Exercise directions.
Would you transcribe the listing that follows, character for character, and omit its images?

Information shown.
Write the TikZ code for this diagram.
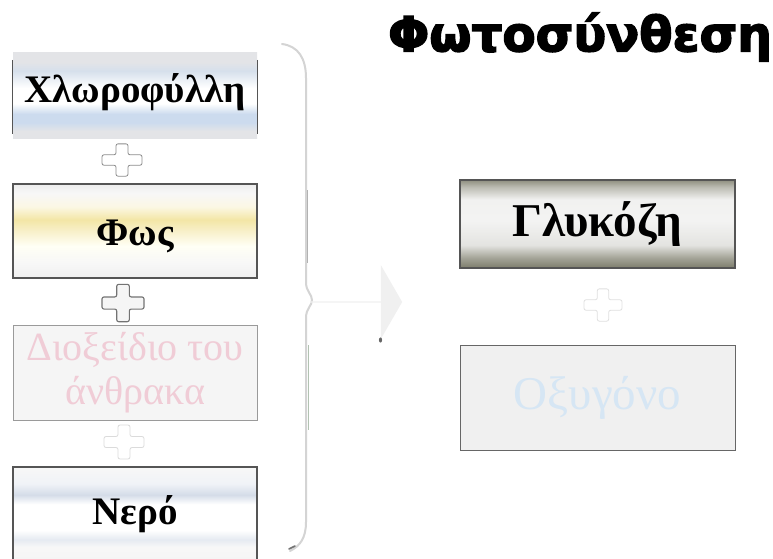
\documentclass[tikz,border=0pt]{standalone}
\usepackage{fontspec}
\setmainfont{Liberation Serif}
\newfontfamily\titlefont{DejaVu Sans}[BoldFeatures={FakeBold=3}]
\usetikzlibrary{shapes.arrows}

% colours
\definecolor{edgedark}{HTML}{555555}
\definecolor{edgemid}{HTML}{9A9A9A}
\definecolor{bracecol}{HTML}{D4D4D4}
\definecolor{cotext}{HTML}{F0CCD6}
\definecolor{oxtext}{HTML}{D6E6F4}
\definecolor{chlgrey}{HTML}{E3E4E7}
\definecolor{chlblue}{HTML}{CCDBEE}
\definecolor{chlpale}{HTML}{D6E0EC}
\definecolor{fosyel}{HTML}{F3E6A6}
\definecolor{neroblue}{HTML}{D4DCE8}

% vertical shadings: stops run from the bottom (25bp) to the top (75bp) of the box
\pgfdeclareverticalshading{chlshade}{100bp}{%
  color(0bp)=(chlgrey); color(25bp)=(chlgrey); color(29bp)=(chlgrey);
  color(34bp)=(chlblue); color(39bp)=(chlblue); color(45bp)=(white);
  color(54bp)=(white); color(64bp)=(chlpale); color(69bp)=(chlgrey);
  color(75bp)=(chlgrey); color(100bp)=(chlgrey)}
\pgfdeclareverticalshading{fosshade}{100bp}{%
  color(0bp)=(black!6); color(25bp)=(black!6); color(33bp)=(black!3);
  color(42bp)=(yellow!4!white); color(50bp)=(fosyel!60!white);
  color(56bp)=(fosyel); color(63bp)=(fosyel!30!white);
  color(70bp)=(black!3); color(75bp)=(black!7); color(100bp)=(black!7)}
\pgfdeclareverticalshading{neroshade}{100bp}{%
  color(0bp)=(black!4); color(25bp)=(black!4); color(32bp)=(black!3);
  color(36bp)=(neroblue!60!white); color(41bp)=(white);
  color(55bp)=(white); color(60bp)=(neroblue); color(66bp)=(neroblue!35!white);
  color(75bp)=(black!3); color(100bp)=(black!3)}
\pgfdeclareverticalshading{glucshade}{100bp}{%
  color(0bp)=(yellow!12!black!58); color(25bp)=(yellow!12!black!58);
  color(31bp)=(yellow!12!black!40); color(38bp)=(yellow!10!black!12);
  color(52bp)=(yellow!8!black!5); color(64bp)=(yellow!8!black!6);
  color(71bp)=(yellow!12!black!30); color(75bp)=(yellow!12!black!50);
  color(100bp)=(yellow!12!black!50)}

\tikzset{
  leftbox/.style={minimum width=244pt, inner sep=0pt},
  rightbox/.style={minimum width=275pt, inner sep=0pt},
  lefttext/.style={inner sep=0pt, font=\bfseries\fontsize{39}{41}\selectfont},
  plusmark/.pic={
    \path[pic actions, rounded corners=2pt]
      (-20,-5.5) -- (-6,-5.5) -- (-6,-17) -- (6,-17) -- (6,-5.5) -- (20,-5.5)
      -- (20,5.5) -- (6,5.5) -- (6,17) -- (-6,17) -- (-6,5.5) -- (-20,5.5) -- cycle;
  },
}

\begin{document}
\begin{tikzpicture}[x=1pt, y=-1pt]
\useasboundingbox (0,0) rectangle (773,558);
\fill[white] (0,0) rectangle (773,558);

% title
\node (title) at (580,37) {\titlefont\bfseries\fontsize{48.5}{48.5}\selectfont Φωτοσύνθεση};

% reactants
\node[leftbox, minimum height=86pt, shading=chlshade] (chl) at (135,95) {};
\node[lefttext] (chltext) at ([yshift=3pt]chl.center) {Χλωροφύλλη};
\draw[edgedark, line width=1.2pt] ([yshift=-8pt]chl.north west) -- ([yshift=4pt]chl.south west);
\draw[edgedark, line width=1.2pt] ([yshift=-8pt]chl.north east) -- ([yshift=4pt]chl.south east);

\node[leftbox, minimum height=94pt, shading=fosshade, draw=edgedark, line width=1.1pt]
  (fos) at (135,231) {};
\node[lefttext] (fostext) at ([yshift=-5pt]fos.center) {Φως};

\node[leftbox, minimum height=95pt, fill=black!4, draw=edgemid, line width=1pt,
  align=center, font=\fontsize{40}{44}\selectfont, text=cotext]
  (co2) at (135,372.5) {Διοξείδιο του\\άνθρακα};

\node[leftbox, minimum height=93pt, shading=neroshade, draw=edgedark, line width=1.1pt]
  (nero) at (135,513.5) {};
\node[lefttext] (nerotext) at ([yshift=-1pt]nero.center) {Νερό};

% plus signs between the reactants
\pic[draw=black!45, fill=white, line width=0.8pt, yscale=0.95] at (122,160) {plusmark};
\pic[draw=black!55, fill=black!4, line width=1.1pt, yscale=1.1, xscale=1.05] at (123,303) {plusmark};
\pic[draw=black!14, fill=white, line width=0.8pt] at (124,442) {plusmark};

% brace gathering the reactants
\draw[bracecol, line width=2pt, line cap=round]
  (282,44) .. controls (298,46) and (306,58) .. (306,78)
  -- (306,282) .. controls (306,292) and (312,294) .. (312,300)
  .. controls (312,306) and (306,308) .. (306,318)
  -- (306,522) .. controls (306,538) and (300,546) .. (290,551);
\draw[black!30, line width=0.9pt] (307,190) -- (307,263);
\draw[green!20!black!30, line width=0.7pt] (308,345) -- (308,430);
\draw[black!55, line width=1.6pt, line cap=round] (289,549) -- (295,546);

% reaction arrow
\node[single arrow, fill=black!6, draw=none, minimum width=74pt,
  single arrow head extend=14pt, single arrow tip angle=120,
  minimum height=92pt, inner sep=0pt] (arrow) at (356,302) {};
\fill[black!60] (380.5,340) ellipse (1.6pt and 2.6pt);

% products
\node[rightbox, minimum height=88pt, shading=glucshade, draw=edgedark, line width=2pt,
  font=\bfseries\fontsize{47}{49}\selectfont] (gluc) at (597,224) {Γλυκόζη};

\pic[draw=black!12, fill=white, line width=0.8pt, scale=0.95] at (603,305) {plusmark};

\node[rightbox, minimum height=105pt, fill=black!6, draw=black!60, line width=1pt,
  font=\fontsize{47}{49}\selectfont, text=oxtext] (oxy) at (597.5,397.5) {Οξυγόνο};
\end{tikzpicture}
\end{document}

Exercise answer.
Write the TikZ code for this diagram.
\documentclass[tikz,border=0pt]{standalone}
\usepackage{fontspec}
\setmainfont{Liberation Serif}
\newfontfamily\titlefont{DejaVu Sans}[BoldFeatures={FakeBold=3}]
\usetikzlibrary{shapes.arrows}

% colours
\definecolor{edgedark}{HTML}{555555}
\definecolor{edgemid}{HTML}{9A9A9A}
\definecolor{bracecol}{HTML}{D4D4D4}
\definecolor{cotext}{HTML}{F0CCD6}
\definecolor{oxtext}{HTML}{D6E6F4}
\definecolor{chlgrey}{HTML}{E3E4E7}
\definecolor{chlblue}{HTML}{CCDBEE}
\definecolor{chlpale}{HTML}{D6E0EC}
\definecolor{fosyel}{HTML}{F3E6A6}
\definecolor{neroblue}{HTML}{D4DCE8}

% vertical shadings: stops run from the bottom (25bp) to the top (75bp) of the box
\pgfdeclareverticalshading{chlshade}{100bp}{%
  color(0bp)=(chlgrey); color(25bp)=(chlgrey); color(29bp)=(chlgrey);
  color(34bp)=(chlblue); color(39bp)=(chlblue); color(45bp)=(white);
  color(54bp)=(white); color(64bp)=(chlpale); color(69bp)=(chlgrey);
  color(75bp)=(chlgrey); color(100bp)=(chlgrey)}
\pgfdeclareverticalshading{fosshade}{100bp}{%
  color(0bp)=(black!6); color(25bp)=(black!6); color(33bp)=(black!3);
  color(42bp)=(yellow!4!white); color(50bp)=(fosyel!60!white);
  color(56bp)=(fosyel); color(63bp)=(fosyel!30!white);
  color(70bp)=(black!3); color(75bp)=(black!7); color(100bp)=(black!7)}
\pgfdeclareverticalshading{neroshade}{100bp}{%
  color(0bp)=(black!4); color(25bp)=(black!4); color(32bp)=(black!3);
  color(36bp)=(neroblue!60!white); color(41bp)=(white);
  color(55bp)=(white); color(60bp)=(neroblue); color(66bp)=(neroblue!35!white);
  color(75bp)=(black!3); color(100bp)=(black!3)}
\pgfdeclareverticalshading{glucshade}{100bp}{%
  color(0bp)=(yellow!12!black!58); color(25bp)=(yellow!12!black!58);
  color(31bp)=(yellow!12!black!40); color(38bp)=(yellow!10!black!12);
  color(52bp)=(yellow!8!black!5); color(64bp)=(yellow!8!black!6);
  color(71bp)=(yellow!12!black!30); color(75bp)=(yellow!12!black!50);
  color(100bp)=(yellow!12!black!50)}

\tikzset{
  leftbox/.style={minimum width=244pt, inner sep=0pt},
  rightbox/.style={minimum width=275pt, inner sep=0pt},
  lefttext/.style={inner sep=0pt, font=\bfseries\fontsize{39}{41}\selectfont},
  plusmark/.pic={
    \path[pic actions, rounded corners=2pt]
      (-20,-5.5) -- (-6,-5.5) -- (-6,-17) -- (6,-17) -- (6,-5.5) -- (20,-5.5)
      -- (20,5.5) -- (6,5.5) -- (6,17) -- (-6,17) -- (-6,5.5) -- (-20,5.5) -- cycle;
  },
}

\begin{document}
\begin{tikzpicture}[x=1pt, y=-1pt]
\useasboundingbox (0,0) rectangle (773,558);
\fill[white] (0,0) rectangle (773,558);

% title
\node (title) at (580,37) {\titlefont\bfseries\fontsize{48.5}{48.5}\selectfont Φωτοσύνθεση};

% reactants
\node[leftbox, minimum height=86pt, shading=chlshade] (chl) at (135,95) {};
\node[lefttext] (chltext) at ([yshift=3pt]chl.center) {Χλωροφύλλη};
\draw[edgedark, line width=1.2pt] ([yshift=-8pt]chl.north west) -- ([yshift=4pt]chl.south west);
\draw[edgedark, line width=1.2pt] ([yshift=-8pt]chl.north east) -- ([yshift=4pt]chl.south east);

\node[leftbox, minimum height=94pt, shading=fosshade, draw=edgedark, line width=1.1pt]
  (fos) at (135,231) {};
\node[lefttext] (fostext) at ([yshift=-5pt]fos.center) {Φως};

\node[leftbox, minimum height=95pt, fill=black!4, draw=edgemid, line width=1pt,
  align=center, font=\fontsize{40}{44}\selectfont, text=cotext]
  (co2) at (135,372.5) {Διοξείδιο του\\άνθρακα};

\node[leftbox, minimum height=93pt, shading=neroshade, draw=edgedark, line width=1.1pt]
  (nero) at (135,513.5) {};
\node[lefttext] (nerotext) at ([yshift=-1pt]nero.center) {Νερό};

% plus signs between the reactants
\pic[draw=black!45, fill=white, line width=0.8pt, yscale=0.95] at (122,160) {plusmark};
\pic[draw=black!55, fill=black!4, line width=1.1pt, yscale=1.1, xscale=1.05] at (123,303) {plusmark};
\pic[draw=black!14, fill=white, line width=0.8pt] at (124,442) {plusmark};

% brace gathering the reactants
\draw[bracecol, line width=2pt, line cap=round]
  (282,44) .. controls (298,46) and (306,58) .. (306,78)
  -- (306,282) .. controls (306,292) and (312,294) .. (312,300)
  .. controls (312,306) and (306,308) .. (306,318)
  -- (306,522) .. controls (306,538) and (300,546) .. (290,551);
\draw[black!30, line width=0.9pt] (307,190) -- (307,263);
\draw[green!20!black!30, line width=0.7pt] (308,345) -- (308,430);
\draw[black!55, line width=1.6pt, line cap=round] (289,549) -- (295,546);

% reaction arrow
\node[single arrow, fill=black!6, draw=none, minimum width=74pt,
  single arrow head extend=14pt, single arrow tip angle=120,
  minimum height=92pt, inner sep=0pt] (arrow) at (356,302) {};
\fill[black!60] (380.5,340) ellipse (1.6pt and 2.6pt);

% products
\node[rightbox, minimum height=88pt, shading=glucshade, draw=edgedark, line width=2pt,
  font=\bfseries\fontsize{47}{49}\selectfont] (gluc) at (597,224) {Γλυκόζη};

\pic[draw=black!12, fill=white, line width=0.8pt, scale=0.95] at (603,305) {plusmark};

\node[rightbox, minimum height=105pt, fill=black!6, draw=black!60, line width=1pt,
  font=\fontsize{47}{49}\selectfont, text=oxtext] (oxy) at (597.5,397.5) {Οξυγόνο};
\end{tikzpicture}
\end{document}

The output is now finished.